▸ **GIVEN INSTRUCTION**
Repeat all of the material below exactly as written, images excluded.

#### DATA EXTRACT

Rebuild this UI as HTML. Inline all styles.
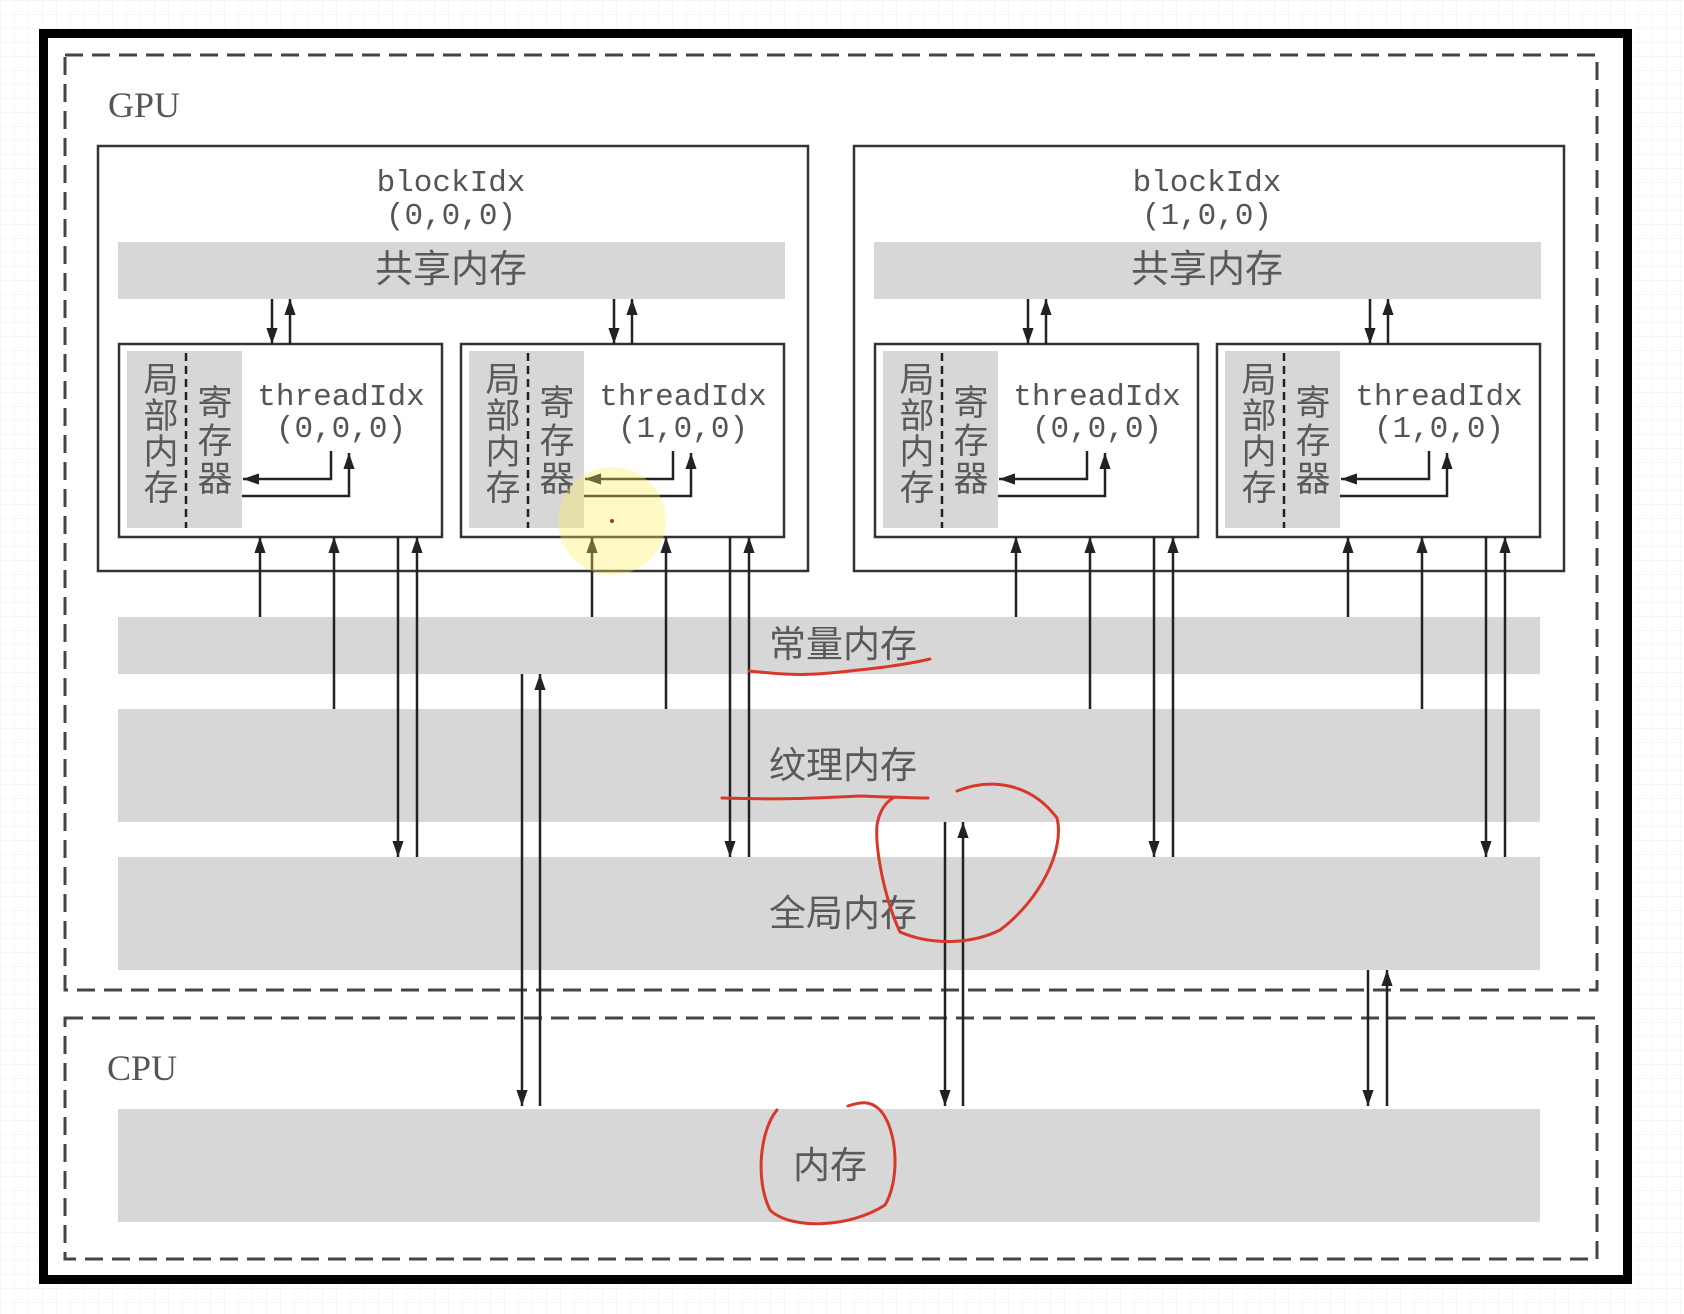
<!DOCTYPE html>
<html><head><meta charset="utf-8"><style>
html,body{margin:0;padding:0;background:#fff;}
svg{display:block;}
.mono{font-family:"Liberation Mono","DejaVu Sans Mono",monospace;font-size:31px;fill:#555;}
.cjk{font-family:"Liberation Sans","Noto Sans CJK SC",sans-serif;fill:#5a5a5a;}
</style></head><body>
<svg id="chart" width="1684" height="1314" viewBox="0 0 1684 1314" xmlns="http://www.w3.org/2000/svg">
<defs>
<pattern id="grid" width="14" height="14" patternUnits="userSpaceOnUse"><path d="M14 0H0V14" fill="none" stroke="#ececec" stroke-width="1"/></pattern>
<marker id="ah" viewBox="0 0 10 10" refX="10" refY="5" markerWidth="16" markerHeight="16" markerUnits="userSpaceOnUse" orient="auto"><path d="M0,1.5 L10,5 L0,8.5 z" fill="#222"/></marker>
</defs>
<rect x="0" y="0" width="1684" height="1314" fill="url(#grid)"/>
<rect x="43.5" y="33.5" width="1584" height="1246" fill="#fff" stroke="#000" stroke-width="9"/>
<rect x="65" y="55" width="1532" height="935" fill="none" stroke="#444" stroke-width="3" stroke-dasharray="18,9"/>
<rect x="65" y="1018" width="1532" height="241" fill="none" stroke="#444" stroke-width="3" stroke-dasharray="18,9"/>
<text x="108" y="117" font-family="Liberation Serif,serif" font-size="36" fill="#555">GPU</text>
<text x="107" y="1080" font-family="Liberation Serif,serif" font-size="36" fill="#555">CPU</text>
<g id="blocks"></g>
<rect x="118" y="617" width="1422" height="57" fill="#d7d7d8"/>
<text x="843" y="657" text-anchor="middle" class="cjk" font-size="37">常量内存</text>
<rect x="118" y="709" width="1422" height="113" fill="#d7d7d8"/>
<text x="843" y="778" text-anchor="middle" class="cjk" font-size="37">纹理内存</text>
<rect x="118" y="857" width="1422" height="113" fill="#d7d7d8"/>
<text x="843" y="926" text-anchor="middle" class="cjk" font-size="37">全局内存</text>
<rect x="118" y="1109" width="1422" height="113" fill="#d7d7d8"/>
<text x="830" y="1178" text-anchor="middle" class="cjk" font-size="37">内存</text>
<g id="arrows"></g>
<circle cx="612" cy="521" r="54" fill="rgba(255,238,90,0.35)"/>
<circle cx="612" cy="521" r="2" fill="#a33"/>
<g fill="none" stroke="#d8382a" stroke-width="3" stroke-linecap="round">
<path d="M749,671 C780,674 800,676 830,673 C870,669 900,666 930,659"/>
<path d="M722,798 C780,800 820,798 860,796 C890,797 910,798 928,798"/>
<path d="M957,791 C990,778 1030,782 1057,818 C1065,850 1040,900 1000,930 C970,945 930,945 900,932 C885,900 875,850 877,825 C880,808 888,801 893,798"/>
<path d="M777,1110 C760,1130 755,1180 770,1210 C790,1230 850,1228 885,1205 C900,1180 898,1130 880,1110 C870,1100 860,1102 848,1106"/>
</g>
</svg>
<script>
const NS='http://www.w3.org/2000/svg';
const blockXs=[98,854];
const blockLabels=['(0,0,0)','(1,0,0)'];
const threadOffsets=[21,363];
const threadLabels=['(0,0,0)','(1,0,0)'];
const arrowShift=[0,-10];
const hostLinks=[[522,540,674],[945,963,822],[1368,1387,970]];
function mk(tag,attrs,parent){const e=document.createElementNS(NS,tag);for(const k in attrs)e.setAttribute(k,attrs[k]);parent.appendChild(e);return e;}
function line(x1,y1,x2,y2,arrow,parent){const l=mk('line',{x1,y1,x2,y2,stroke:'#222','stroke-width':2.5},parent);if(arrow)l.setAttribute('marker-end','url(#ah)');return l;}
const B=document.getElementById('blocks');
const A=document.getElementById('arrows');
blockXs.forEach((bx,bi)=>{
  const g=mk('g',{},B);
  
  
  const r=mk('rect',{x:bx,y:146,width:710,height:425,fill:'#fff',stroke:'#333','stroke-width':2.5},g);
  
  
  const cx=bx+353;
  const t1=mk('text',{x:cx,y:191,'text-anchor':'middle',class:'mono'},g);t1.textContent='blockIdx';
  
  
  const t2=mk('text',{x:cx,y:224,'text-anchor':'middle',class:'mono'},g);t2.textContent=blockLabels[bi];
  
  
  const sm=mk('rect',{x:bx+20,y:242,width:667,height:57,fill:'#d7d7d8'},g);
  
  
  const st=mk('text',{x:cx,y:282,'text-anchor':'middle',class:'cjk','font-size':38},g);st.textContent='共享内存';
  
  
  threadOffsets.forEach((to,ti)=>{
    const tx=bx+to;
    const sx=tx+arrowShift[ti];
    const tg=mk('g',{},g);
    
    
    const tr=mk('rect',{x:tx,y:344,width:323,height:193,fill:'#fff',stroke:'#333','stroke-width':2.5},tg);
    
    
    const gr=mk('rect',{x:tx+8,y:351,width:115,height:177,fill:'#d7d7d8'},tg);
    
    
    mk('line',{x1:tx+67,y1:353,x2:tx+67,y2:528,stroke:'#222','stroke-width':2.5,'stroke-dasharray':'8,5'},tg);
    ['局','部','内','存'].forEach((c,i)=>{const e=mk('text',{x:tx+42,y:392+i*36,'text-anchor':'middle',class:'cjk','font-size':35},tg);e.textContent=c;
      
      });
    ['寄','存','器'].forEach((c,i)=>{const e=mk('text',{x:tx+96,y:415+i*38,'text-anchor':'middle',class:'cjk','font-size':35},tg);e.textContent=c;
      
      });
    const a=mk('text',{x:tx+222,y:405,'text-anchor':'middle',class:'mono'},tg);a.textContent='threadIdx';
    
    
    const b=mk('text',{x:tx+222,y:437,'text-anchor':'middle',class:'mono'},tg);b.textContent=threadLabels[ti];
    
    
    mk('polyline',{points:`${tx+212},451 ${tx+212},479 ${tx+124},479`,fill:'none',stroke:'#222','stroke-width':2.5,'marker-end':'url(#ah)'},tg);
    mk('polyline',{points:`${tx+123},496 ${tx+230},496 ${tx+230},453`,fill:'none',stroke:'#222','stroke-width':2.5,'marker-end':'url(#ah)'},tg);
    line(tx+153,299,tx+153,344,true,A);
    line(tx+171,344,tx+171,299,true,A);
    line(sx+141,617,sx+141,537,true,A);
    line(sx+215,709,sx+215,537,true,A);
    line(sx+279,537,sx+279,857,true,A);
    line(sx+298,857,sx+298,537,true,A);
  });
});
hostLinks.forEach(([xd,xu,yt])=>{
  line(xd,yt,xd,1106,true,A);
  line(xu,1106,xu,yt,true,A);
});
</script>
</body></html>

########

▸ **WRITTEN ANSWER**
Rebuild this UI as HTML. Inline all styles.
<!DOCTYPE html>
<html><head><meta charset="utf-8"><style>
html,body{margin:0;padding:0;background:#fff;}
svg{display:block;}
.mono{font-family:"Liberation Mono","DejaVu Sans Mono",monospace;font-size:31px;fill:#555;}
.cjk{font-family:"Liberation Sans","Noto Sans CJK SC",sans-serif;fill:#5a5a5a;}
</style></head><body>
<svg id="chart" width="1684" height="1314" viewBox="0 0 1684 1314" xmlns="http://www.w3.org/2000/svg">
<defs>
<pattern id="grid" width="14" height="14" patternUnits="userSpaceOnUse"><path d="M14 0H0V14" fill="none" stroke="#ececec" stroke-width="1"/></pattern>
<marker id="ah" viewBox="0 0 10 10" refX="10" refY="5" markerWidth="16" markerHeight="16" markerUnits="userSpaceOnUse" orient="auto"><path d="M0,1.5 L10,5 L0,8.5 z" fill="#222"/></marker>
</defs>
<rect x="0" y="0" width="1684" height="1314" fill="url(#grid)"/>
<rect x="43.5" y="33.5" width="1584" height="1246" fill="#fff" stroke="#000" stroke-width="9"/>
<rect x="65" y="55" width="1532" height="935" fill="none" stroke="#444" stroke-width="3" stroke-dasharray="18,9"/>
<rect x="65" y="1018" width="1532" height="241" fill="none" stroke="#444" stroke-width="3" stroke-dasharray="18,9"/>
<text x="108" y="117" font-family="Liberation Serif,serif" font-size="36" fill="#555">GPU</text>
<text x="107" y="1080" font-family="Liberation Serif,serif" font-size="36" fill="#555">CPU</text>
<g id="blocks"></g>
<rect x="118" y="617" width="1422" height="57" fill="#d7d7d8"/>
<text x="843" y="657" text-anchor="middle" class="cjk" font-size="37">常量内存</text>
<rect x="118" y="709" width="1422" height="113" fill="#d7d7d8"/>
<text x="843" y="778" text-anchor="middle" class="cjk" font-size="37">纹理内存</text>
<rect x="118" y="857" width="1422" height="113" fill="#d7d7d8"/>
<text x="843" y="926" text-anchor="middle" class="cjk" font-size="37">全局内存</text>
<rect x="118" y="1109" width="1422" height="113" fill="#d7d7d8"/>
<text x="830" y="1178" text-anchor="middle" class="cjk" font-size="37">内存</text>
<g id="arrows"></g>
<circle cx="612" cy="521" r="54" fill="rgba(255,238,90,0.35)"/>
<circle cx="612" cy="521" r="2" fill="#a33"/>
<g fill="none" stroke="#d8382a" stroke-width="3" stroke-linecap="round">
<path d="M749,671 C780,674 800,676 830,673 C870,669 900,666 930,659"/>
<path d="M722,798 C780,800 820,798 860,796 C890,797 910,798 928,798"/>
<path d="M957,791 C990,778 1030,782 1057,818 C1065,850 1040,900 1000,930 C970,945 930,945 900,932 C885,900 875,850 877,825 C880,808 888,801 893,798"/>
<path d="M777,1110 C760,1130 755,1180 770,1210 C790,1230 850,1228 885,1205 C900,1180 898,1130 880,1110 C870,1100 860,1102 848,1106"/>
</g>
</svg>
<script>
const NS='http://www.w3.org/2000/svg';
const blockXs=[98,854];
const blockLabels=['(0,0,0)','(1,0,0)'];
const threadOffsets=[21,363];
const threadLabels=['(0,0,0)','(1,0,0)'];
const arrowShift=[0,-10];
const hostLinks=[[522,540,674],[945,963,822],[1368,1387,970]];
function mk(tag,attrs,parent){const e=document.createElementNS(NS,tag);for(const k in attrs)e.setAttribute(k,attrs[k]);parent.appendChild(e);return e;}
function line(x1,y1,x2,y2,arrow,parent){const l=mk('line',{x1,y1,x2,y2,stroke:'#222','stroke-width':2.5},parent);if(arrow)l.setAttribute('marker-end','url(#ah)');return l;}
const B=document.getElementById('blocks');
const A=document.getElementById('arrows');
blockXs.forEach((bx,bi)=>{
  const g=mk('g',{},B);
  
  
  const r=mk('rect',{x:bx,y:146,width:710,height:425,fill:'#fff',stroke:'#333','stroke-width':2.5},g);
  
  
  const cx=bx+353;
  const t1=mk('text',{x:cx,y:191,'text-anchor':'middle',class:'mono'},g);t1.textContent='blockIdx';
  
  
  const t2=mk('text',{x:cx,y:224,'text-anchor':'middle',class:'mono'},g);t2.textContent=blockLabels[bi];
  
  
  const sm=mk('rect',{x:bx+20,y:242,width:667,height:57,fill:'#d7d7d8'},g);
  
  
  const st=mk('text',{x:cx,y:282,'text-anchor':'middle',class:'cjk','font-size':38},g);st.textContent='共享内存';
  
  
  threadOffsets.forEach((to,ti)=>{
    const tx=bx+to;
    const sx=tx+arrowShift[ti];
    const tg=mk('g',{},g);
    
    
    const tr=mk('rect',{x:tx,y:344,width:323,height:193,fill:'#fff',stroke:'#333','stroke-width':2.5},tg);
    
    
    const gr=mk('rect',{x:tx+8,y:351,width:115,height:177,fill:'#d7d7d8'},tg);
    
    
    mk('line',{x1:tx+67,y1:353,x2:tx+67,y2:528,stroke:'#222','stroke-width':2.5,'stroke-dasharray':'8,5'},tg);
    ['局','部','内','存'].forEach((c,i)=>{const e=mk('text',{x:tx+42,y:392+i*36,'text-anchor':'middle',class:'cjk','font-size':35},tg);e.textContent=c;
      
      });
    ['寄','存','器'].forEach((c,i)=>{const e=mk('text',{x:tx+96,y:415+i*38,'text-anchor':'middle',class:'cjk','font-size':35},tg);e.textContent=c;
      
      });
    const a=mk('text',{x:tx+222,y:405,'text-anchor':'middle',class:'mono'},tg);a.textContent='threadIdx';
    
    
    const b=mk('text',{x:tx+222,y:437,'text-anchor':'middle',class:'mono'},tg);b.textContent=threadLabels[ti];
    
    
    mk('polyline',{points:`${tx+212},451 ${tx+212},479 ${tx+124},479`,fill:'none',stroke:'#222','stroke-width':2.5,'marker-end':'url(#ah)'},tg);
    mk('polyline',{points:`${tx+123},496 ${tx+230},496 ${tx+230},453`,fill:'none',stroke:'#222','stroke-width':2.5,'marker-end':'url(#ah)'},tg);
    line(tx+153,299,tx+153,344,true,A);
    line(tx+171,344,tx+171,299,true,A);
    line(sx+141,617,sx+141,537,true,A);
    line(sx+215,709,sx+215,537,true,A);
    line(sx+279,537,sx+279,857,true,A);
    line(sx+298,857,sx+298,537,true,A);
  });
});
hostLinks.forEach(([xd,xu,yt])=>{
  line(xd,yt,xd,1106,true,A);
  line(xu,1106,xu,yt,true,A);
});
</script>
</body></html>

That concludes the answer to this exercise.